Continuing attacks against refugees on Manus Island show the Australian government must #BringThemHere

Continuing violent attacks against refugees on Manus Island are further evidence that Australia’s offshore detention centres must close and that the innocent people held there for the last three years must be brought to safety in Australia.

Once again this weekend a man sent to Manus by the Australian government has been violently attacked (photos - warning graphic). The man, Masoud Ali Shiekhi, was set upon by a group of locals with rocks in an unprovoked attack as he walked a friend to the bus stop near the transit centre at East Lorengau on Saturday. He suffered head injuries in the incident.

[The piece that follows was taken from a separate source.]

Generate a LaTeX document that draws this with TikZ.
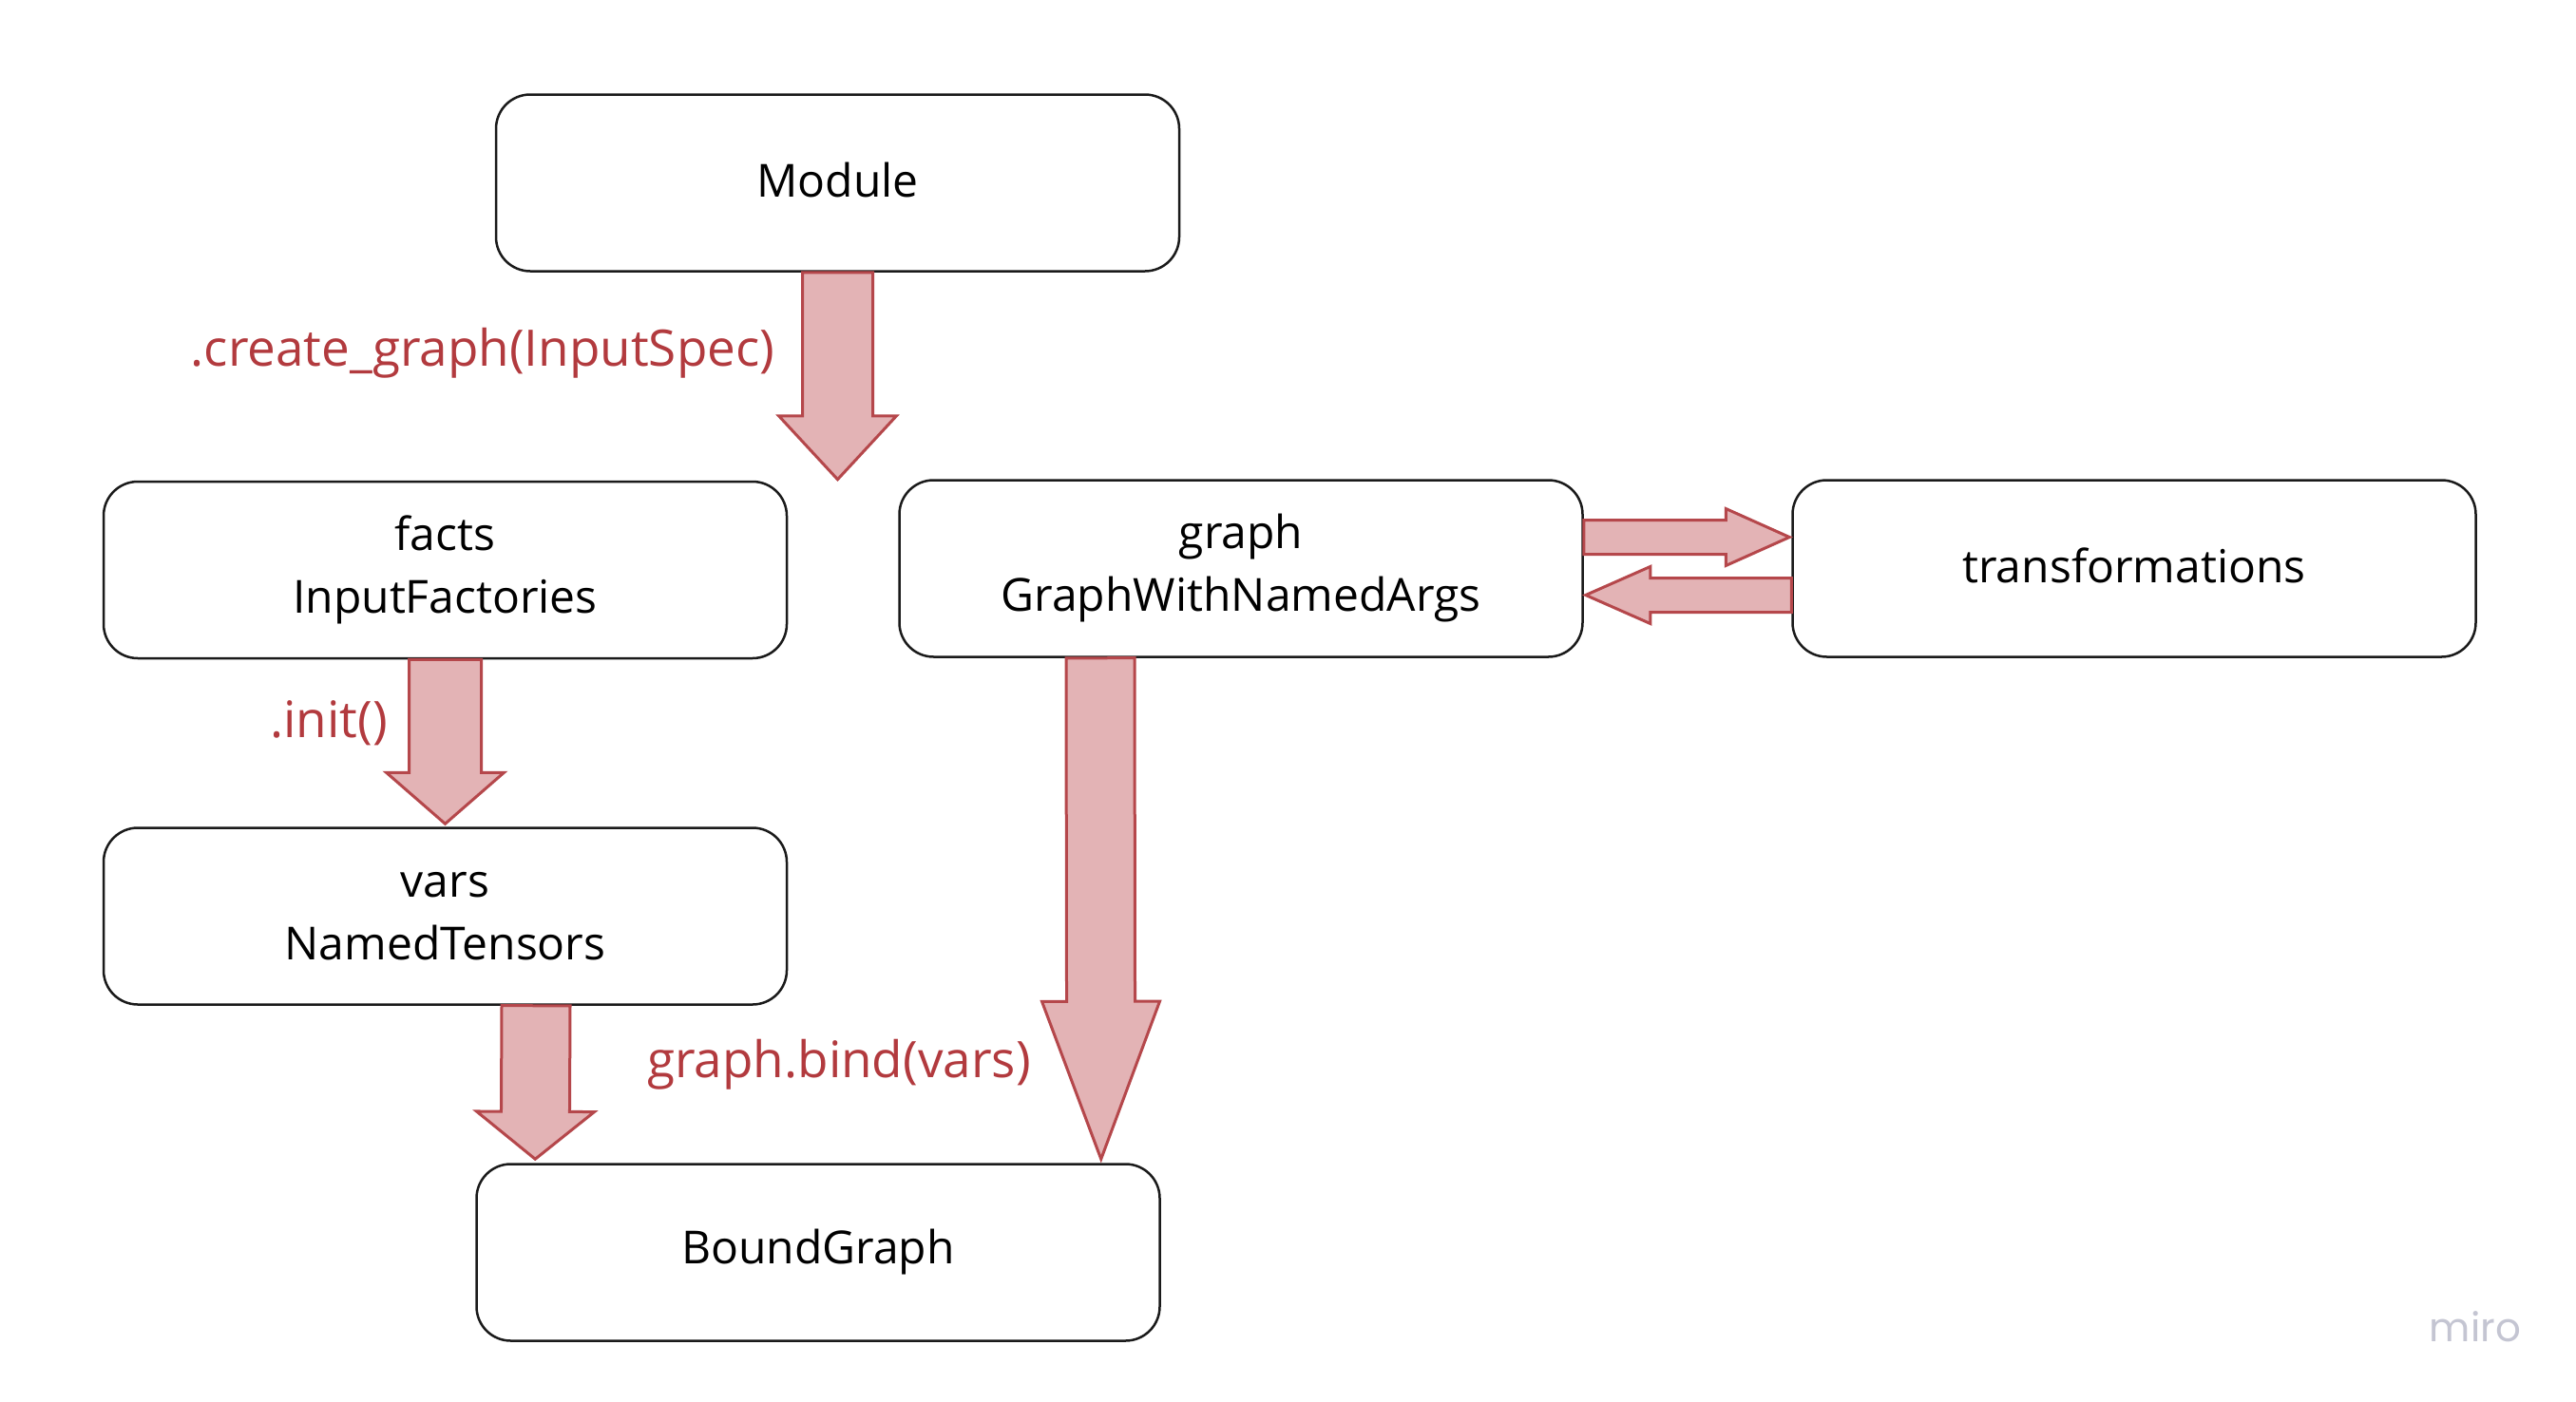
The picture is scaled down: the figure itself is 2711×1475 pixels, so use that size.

Before he fled Yemen Masoud, worked for the UNHCR. Even for him Manus has proven to be a dangerous dead end. @theage

— Amy Frew (@AmyHRLC) October 10, 2016

Daniel Webb, the Director of Legal Advocacy at the Human Rights Law Centre, recently returned from Manus Island where he met Masoud - who used to work for the United Nations in Yemen before being forced to flee - and saw first-hand the confronting reality facing him and the other men left languishing on the island by the Australian government.

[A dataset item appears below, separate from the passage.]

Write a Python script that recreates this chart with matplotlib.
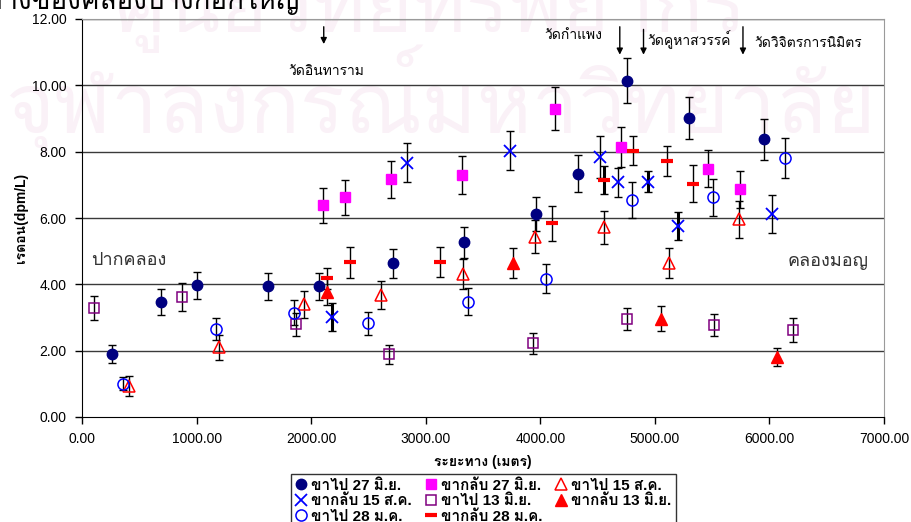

“Masoud really tried. He volunteered with a local organisation supporting people with disabilities. He studied the local language. He tried to make local friends. Despite three years of fear, violence and limbo he stayed incredibly strong and did everything he could to make the best of a truly horrible situation. But even for Masoud, Manus has proven to be a harmful and dangerous dead end,” said Mr Webb.

Mr Webb went to Manus recently to investigate conditions on the ground and to hear stories of the men the Australian government has warehoused there for the last three years. Mr Webb spent two full days hearing story after story about violence and attacks against refugees, both inside the detention centre and out.

“When I was on Manus I also saw the aftermath of a similar attack in which two refugees – Afghan Hazaras who had fled the Taliban – were attacked by a group of seven locals. They were beaten with an iron bar, robbed and insulted. One of them collapsed and was taken to hospital unconscious.”

Mr Webb continued, “The refugees who saw these events unfold were afraid and really worried for their seriously injured friends. But they weren't surprised. Sadly, they'd seen it all before.”

“Our government can't leave these men on a dangerous road to nowhere any longer. These are innocent people in our care and they are not safe. The only viable and humane way forward is for the government to bring them here and allow them to start rebuilding their lives in safety,” said Mr Webb.